-- BEGIN DATA EXCERPT --

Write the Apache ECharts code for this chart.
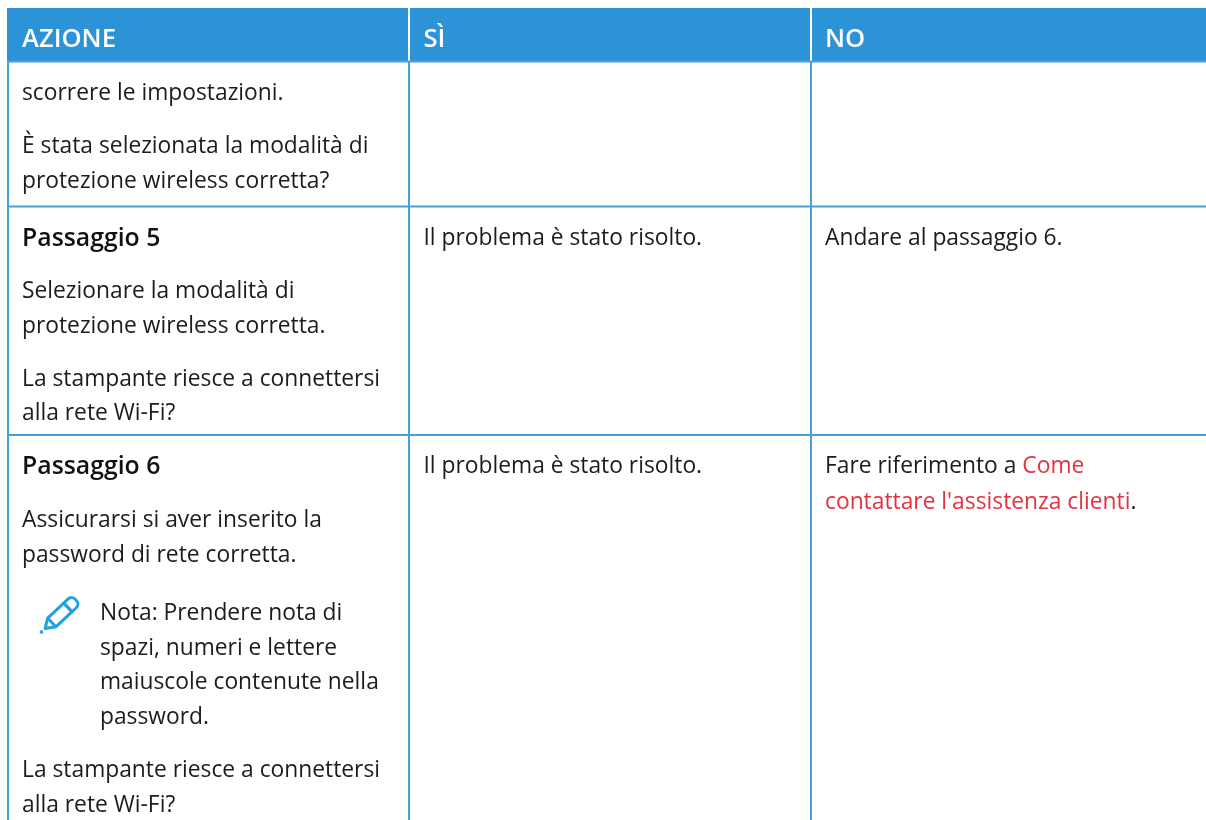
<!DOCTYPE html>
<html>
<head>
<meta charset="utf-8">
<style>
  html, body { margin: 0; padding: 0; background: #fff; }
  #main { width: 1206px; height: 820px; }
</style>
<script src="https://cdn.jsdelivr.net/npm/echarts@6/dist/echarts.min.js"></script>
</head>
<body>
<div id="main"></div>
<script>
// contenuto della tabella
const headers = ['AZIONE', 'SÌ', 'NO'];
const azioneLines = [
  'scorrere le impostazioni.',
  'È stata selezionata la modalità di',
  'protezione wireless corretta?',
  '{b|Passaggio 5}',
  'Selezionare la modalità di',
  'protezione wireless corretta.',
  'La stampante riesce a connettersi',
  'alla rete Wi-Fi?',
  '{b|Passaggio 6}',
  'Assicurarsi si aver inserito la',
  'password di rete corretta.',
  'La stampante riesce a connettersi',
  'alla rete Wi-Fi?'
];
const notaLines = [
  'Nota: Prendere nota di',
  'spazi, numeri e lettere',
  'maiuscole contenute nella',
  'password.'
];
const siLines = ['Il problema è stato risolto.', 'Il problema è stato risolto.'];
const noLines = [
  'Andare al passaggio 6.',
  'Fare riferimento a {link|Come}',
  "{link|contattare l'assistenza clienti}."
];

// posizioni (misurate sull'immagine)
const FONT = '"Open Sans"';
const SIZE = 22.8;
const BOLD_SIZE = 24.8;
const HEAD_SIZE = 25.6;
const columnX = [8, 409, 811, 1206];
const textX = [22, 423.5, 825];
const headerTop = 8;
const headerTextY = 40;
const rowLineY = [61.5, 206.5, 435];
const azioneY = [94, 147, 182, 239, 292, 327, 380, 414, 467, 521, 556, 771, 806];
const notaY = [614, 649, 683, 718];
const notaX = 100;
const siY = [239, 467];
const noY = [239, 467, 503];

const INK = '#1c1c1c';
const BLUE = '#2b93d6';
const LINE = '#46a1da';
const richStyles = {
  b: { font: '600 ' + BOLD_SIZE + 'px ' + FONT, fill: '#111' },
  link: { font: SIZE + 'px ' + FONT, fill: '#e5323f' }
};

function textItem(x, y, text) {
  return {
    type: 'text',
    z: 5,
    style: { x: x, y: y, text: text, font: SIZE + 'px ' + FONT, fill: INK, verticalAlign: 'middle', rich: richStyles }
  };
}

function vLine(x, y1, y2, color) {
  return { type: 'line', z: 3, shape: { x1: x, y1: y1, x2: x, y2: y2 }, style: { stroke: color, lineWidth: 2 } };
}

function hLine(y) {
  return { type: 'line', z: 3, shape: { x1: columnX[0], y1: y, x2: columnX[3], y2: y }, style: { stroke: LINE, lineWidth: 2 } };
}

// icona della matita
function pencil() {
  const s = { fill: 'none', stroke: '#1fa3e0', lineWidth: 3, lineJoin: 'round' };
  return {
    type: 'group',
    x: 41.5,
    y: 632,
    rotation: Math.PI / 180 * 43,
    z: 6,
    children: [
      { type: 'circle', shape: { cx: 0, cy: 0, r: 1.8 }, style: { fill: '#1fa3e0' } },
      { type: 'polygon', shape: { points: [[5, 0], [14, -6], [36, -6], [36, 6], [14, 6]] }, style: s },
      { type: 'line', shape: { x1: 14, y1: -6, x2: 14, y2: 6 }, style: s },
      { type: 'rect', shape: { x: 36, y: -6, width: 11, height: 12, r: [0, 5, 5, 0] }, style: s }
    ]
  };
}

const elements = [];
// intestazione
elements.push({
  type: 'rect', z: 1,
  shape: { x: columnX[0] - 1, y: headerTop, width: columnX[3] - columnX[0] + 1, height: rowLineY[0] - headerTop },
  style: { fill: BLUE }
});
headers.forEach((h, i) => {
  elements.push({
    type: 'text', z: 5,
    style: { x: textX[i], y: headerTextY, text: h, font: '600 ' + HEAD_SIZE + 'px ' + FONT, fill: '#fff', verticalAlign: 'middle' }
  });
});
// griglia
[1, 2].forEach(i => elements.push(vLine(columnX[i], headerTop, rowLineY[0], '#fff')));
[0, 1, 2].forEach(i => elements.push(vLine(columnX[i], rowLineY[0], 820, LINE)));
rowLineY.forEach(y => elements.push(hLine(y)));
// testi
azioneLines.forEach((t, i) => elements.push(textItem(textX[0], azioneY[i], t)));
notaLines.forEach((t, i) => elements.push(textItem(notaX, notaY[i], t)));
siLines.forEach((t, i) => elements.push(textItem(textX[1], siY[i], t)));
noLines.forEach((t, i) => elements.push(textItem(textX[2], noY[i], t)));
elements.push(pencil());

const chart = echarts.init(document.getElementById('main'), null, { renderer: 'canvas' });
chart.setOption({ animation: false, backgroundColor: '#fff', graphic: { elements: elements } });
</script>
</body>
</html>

-- END DATA EXCERPT --

▸ **EXERCISE OBJECTIVE**: Give an exact copy of the material, leaving out every picture.

▸ **RESPONSE**:
Write the Apache ECharts code for this chart.
<!DOCTYPE html>
<html>
<head>
<meta charset="utf-8">
<style>
  html, body { margin: 0; padding: 0; background: #fff; }
  #main { width: 1206px; height: 820px; }
</style>
<script src="https://cdn.jsdelivr.net/npm/echarts@6/dist/echarts.min.js"></script>
</head>
<body>
<div id="main"></div>
<script>
// contenuto della tabella
const headers = ['AZIONE', 'SÌ', 'NO'];
const azioneLines = [
  'scorrere le impostazioni.',
  'È stata selezionata la modalità di',
  'protezione wireless corretta?',
  '{b|Passaggio 5}',
  'Selezionare la modalità di',
  'protezione wireless corretta.',
  'La stampante riesce a connettersi',
  'alla rete Wi-Fi?',
  '{b|Passaggio 6}',
  'Assicurarsi si aver inserito la',
  'password di rete corretta.',
  'La stampante riesce a connettersi',
  'alla rete Wi-Fi?'
];
const notaLines = [
  'Nota: Prendere nota di',
  'spazi, numeri e lettere',
  'maiuscole contenute nella',
  'password.'
];
const siLines = ['Il problema è stato risolto.', 'Il problema è stato risolto.'];
const noLines = [
  'Andare al passaggio 6.',
  'Fare riferimento a {link|Come}',
  "{link|contattare l'assistenza clienti}."
];

// posizioni (misurate sull'immagine)
const FONT = '"Open Sans"';
const SIZE = 22.8;
const BOLD_SIZE = 24.8;
const HEAD_SIZE = 25.6;
const columnX = [8, 409, 811, 1206];
const textX = [22, 423.5, 825];
const headerTop = 8;
const headerTextY = 40;
const rowLineY = [61.5, 206.5, 435];
const azioneY = [94, 147, 182, 239, 292, 327, 380, 414, 467, 521, 556, 771, 806];
const notaY = [614, 649, 683, 718];
const notaX = 100;
const siY = [239, 467];
const noY = [239, 467, 503];

const INK = '#1c1c1c';
const BLUE = '#2b93d6';
const LINE = '#46a1da';
const richStyles = {
  b: { font: '600 ' + BOLD_SIZE + 'px ' + FONT, fill: '#111' },
  link: { font: SIZE + 'px ' + FONT, fill: '#e5323f' }
};

function textItem(x, y, text) {
  return {
    type: 'text',
    z: 5,
    style: { x: x, y: y, text: text, font: SIZE + 'px ' + FONT, fill: INK, verticalAlign: 'middle', rich: richStyles }
  };
}

function vLine(x, y1, y2, color) {
  return { type: 'line', z: 3, shape: { x1: x, y1: y1, x2: x, y2: y2 }, style: { stroke: color, lineWidth: 2 } };
}

function hLine(y) {
  return { type: 'line', z: 3, shape: { x1: columnX[0], y1: y, x2: columnX[3], y2: y }, style: { stroke: LINE, lineWidth: 2 } };
}

// icona della matita
function pencil() {
  const s = { fill: 'none', stroke: '#1fa3e0', lineWidth: 3, lineJoin: 'round' };
  return {
    type: 'group',
    x: 41.5,
    y: 632,
    rotation: Math.PI / 180 * 43,
    z: 6,
    children: [
      { type: 'circle', shape: { cx: 0, cy: 0, r: 1.8 }, style: { fill: '#1fa3e0' } },
      { type: 'polygon', shape: { points: [[5, 0], [14, -6], [36, -6], [36, 6], [14, 6]] }, style: s },
      { type: 'line', shape: { x1: 14, y1: -6, x2: 14, y2: 6 }, style: s },
      { type: 'rect', shape: { x: 36, y: -6, width: 11, height: 12, r: [0, 5, 5, 0] }, style: s }
    ]
  };
}

const elements = [];
// intestazione
elements.push({
  type: 'rect', z: 1,
  shape: { x: columnX[0] - 1, y: headerTop, width: columnX[3] - columnX[0] + 1, height: rowLineY[0] - headerTop },
  style: { fill: BLUE }
});
headers.forEach((h, i) => {
  elements.push({
    type: 'text', z: 5,
    style: { x: textX[i], y: headerTextY, text: h, font: '600 ' + HEAD_SIZE + 'px ' + FONT, fill: '#fff', verticalAlign: 'middle' }
  });
});
// griglia
[1, 2].forEach(i => elements.push(vLine(columnX[i], headerTop, rowLineY[0], '#fff')));
[0, 1, 2].forEach(i => elements.push(vLine(columnX[i], rowLineY[0], 820, LINE)));
rowLineY.forEach(y => elements.push(hLine(y)));
// testi
azioneLines.forEach((t, i) => elements.push(textItem(textX[0], azioneY[i], t)));
notaLines.forEach((t, i) => elements.push(textItem(notaX, notaY[i], t)));
siLines.forEach((t, i) => elements.push(textItem(textX[1], siY[i], t)));
noLines.forEach((t, i) => elements.push(textItem(textX[2], noY[i], t)));
elements.push(pencil());

const chart = echarts.init(document.getElementById('main'), null, { renderer: 'canvas' });
chart.setOption({ animation: false, backgroundColor: '#fff', graphic: { elements: elements } });
</script>
</body>
</html>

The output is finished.